We trained together for 10 months and I trained harder than I had ever trained before in pursuit of my dream. At the end of the 10 months at the annual inter-county tournament it was time for the Olympic Team to be announced and I knew deep down that I had done everything that I could have done to make it back into the team. The announcement took place at a gala dinner on the final evening of the tournament. My name was the final name announced. I was going to the Olympics.
The same two friends that started the journey with me were also selected for the team and together we were able to continue our journey. I often look back on that experience as a fantastic learning experience; it was something that defined me as a person I learnt that no matter how much you want something it is not just going to happen, you need to make it happen.

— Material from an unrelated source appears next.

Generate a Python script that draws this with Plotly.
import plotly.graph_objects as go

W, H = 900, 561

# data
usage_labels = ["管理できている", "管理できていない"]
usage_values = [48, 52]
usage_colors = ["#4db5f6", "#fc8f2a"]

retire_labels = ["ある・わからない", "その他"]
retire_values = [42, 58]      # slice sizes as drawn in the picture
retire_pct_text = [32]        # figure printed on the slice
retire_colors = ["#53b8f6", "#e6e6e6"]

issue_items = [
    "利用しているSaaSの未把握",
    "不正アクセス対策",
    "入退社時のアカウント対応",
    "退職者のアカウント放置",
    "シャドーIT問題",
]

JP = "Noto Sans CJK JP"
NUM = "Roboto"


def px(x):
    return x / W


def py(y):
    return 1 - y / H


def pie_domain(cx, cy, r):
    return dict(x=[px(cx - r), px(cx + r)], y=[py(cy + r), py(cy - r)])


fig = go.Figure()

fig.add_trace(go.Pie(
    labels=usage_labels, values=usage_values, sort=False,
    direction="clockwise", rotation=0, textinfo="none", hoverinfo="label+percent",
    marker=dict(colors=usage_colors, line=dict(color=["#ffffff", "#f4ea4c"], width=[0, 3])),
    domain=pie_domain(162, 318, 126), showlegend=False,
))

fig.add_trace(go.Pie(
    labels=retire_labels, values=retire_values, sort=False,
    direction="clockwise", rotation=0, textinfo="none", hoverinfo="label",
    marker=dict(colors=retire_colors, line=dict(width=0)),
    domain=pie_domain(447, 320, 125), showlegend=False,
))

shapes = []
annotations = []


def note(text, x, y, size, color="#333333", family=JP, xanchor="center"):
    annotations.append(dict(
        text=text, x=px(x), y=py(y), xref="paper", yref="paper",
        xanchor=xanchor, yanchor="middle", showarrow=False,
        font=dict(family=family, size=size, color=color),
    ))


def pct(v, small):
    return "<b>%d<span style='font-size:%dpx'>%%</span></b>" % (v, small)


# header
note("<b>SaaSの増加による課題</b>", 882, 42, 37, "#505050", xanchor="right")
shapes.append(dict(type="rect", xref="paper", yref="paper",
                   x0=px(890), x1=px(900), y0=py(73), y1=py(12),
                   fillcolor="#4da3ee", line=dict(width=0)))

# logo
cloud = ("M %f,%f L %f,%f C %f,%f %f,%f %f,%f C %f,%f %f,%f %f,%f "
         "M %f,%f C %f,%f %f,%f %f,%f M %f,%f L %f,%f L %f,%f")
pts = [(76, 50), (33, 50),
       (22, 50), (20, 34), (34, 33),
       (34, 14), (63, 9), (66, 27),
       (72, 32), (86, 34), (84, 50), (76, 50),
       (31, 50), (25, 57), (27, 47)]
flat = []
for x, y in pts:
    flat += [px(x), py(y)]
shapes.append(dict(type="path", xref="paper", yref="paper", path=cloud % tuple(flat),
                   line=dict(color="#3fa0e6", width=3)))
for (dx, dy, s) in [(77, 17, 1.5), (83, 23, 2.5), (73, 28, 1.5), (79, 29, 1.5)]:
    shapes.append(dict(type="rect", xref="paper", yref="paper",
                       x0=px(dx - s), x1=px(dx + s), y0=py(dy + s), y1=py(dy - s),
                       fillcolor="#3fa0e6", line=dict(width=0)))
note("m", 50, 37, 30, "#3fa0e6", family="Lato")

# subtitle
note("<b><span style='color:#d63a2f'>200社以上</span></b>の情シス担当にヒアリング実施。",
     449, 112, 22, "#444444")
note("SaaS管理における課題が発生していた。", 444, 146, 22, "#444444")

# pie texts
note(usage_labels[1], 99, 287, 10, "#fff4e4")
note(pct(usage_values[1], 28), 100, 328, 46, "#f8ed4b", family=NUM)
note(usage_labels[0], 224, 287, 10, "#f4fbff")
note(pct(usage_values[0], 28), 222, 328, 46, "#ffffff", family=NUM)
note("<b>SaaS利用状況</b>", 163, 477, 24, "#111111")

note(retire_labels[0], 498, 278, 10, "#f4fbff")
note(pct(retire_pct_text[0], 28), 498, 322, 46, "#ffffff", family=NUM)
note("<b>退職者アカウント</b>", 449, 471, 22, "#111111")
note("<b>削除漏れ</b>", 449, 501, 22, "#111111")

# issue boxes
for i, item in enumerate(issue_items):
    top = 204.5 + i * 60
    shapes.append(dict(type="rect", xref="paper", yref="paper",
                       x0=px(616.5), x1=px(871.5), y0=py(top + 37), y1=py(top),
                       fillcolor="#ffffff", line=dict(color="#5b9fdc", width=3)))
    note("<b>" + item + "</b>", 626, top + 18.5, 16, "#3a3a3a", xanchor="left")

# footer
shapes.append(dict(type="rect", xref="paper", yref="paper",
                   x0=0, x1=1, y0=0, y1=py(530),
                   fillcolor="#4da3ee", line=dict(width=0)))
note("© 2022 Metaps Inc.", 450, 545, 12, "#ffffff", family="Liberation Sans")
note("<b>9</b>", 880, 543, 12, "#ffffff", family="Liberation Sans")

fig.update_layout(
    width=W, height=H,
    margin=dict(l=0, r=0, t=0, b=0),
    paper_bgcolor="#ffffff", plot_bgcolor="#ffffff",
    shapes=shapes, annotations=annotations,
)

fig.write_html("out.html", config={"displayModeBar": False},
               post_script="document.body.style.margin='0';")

It was my dream from a very young age to go to the Olympics, but for some of you your goal might be to represent your school first team or your county, to pass your grade 5 music exam, get good grades, the level at which you participate is not the most important factor it is the life experiences and lessons you learn along the way that is more important. I believe that all the experiences that I had during my hockey career, have allowed me to develop valuable skills that I use today both in the classroom and on the playing field.
I mentioned the absolute admiration I had for Nelson Mandela who lived his life with such enthusiasm and history has determined that Nelson Mandela achieved great things. So, with sacrifice, discipline, hard work and lots of enthusiasm the ethos of a healthy mind in a healthy body is attainable.
I hope that by sharing my story I have displayed that with discipline and hard work you are able to constantly develop your skills and that together with sacrifice you can be the best that you want to be in whatever you choose.
I would like to leave you with a final thought by Baron Pierre de Coubertin, the forefather of the modern Olympics: ‘The important thing in life is not victory but struggle, the essential is not to have won the battle but to have fought well.’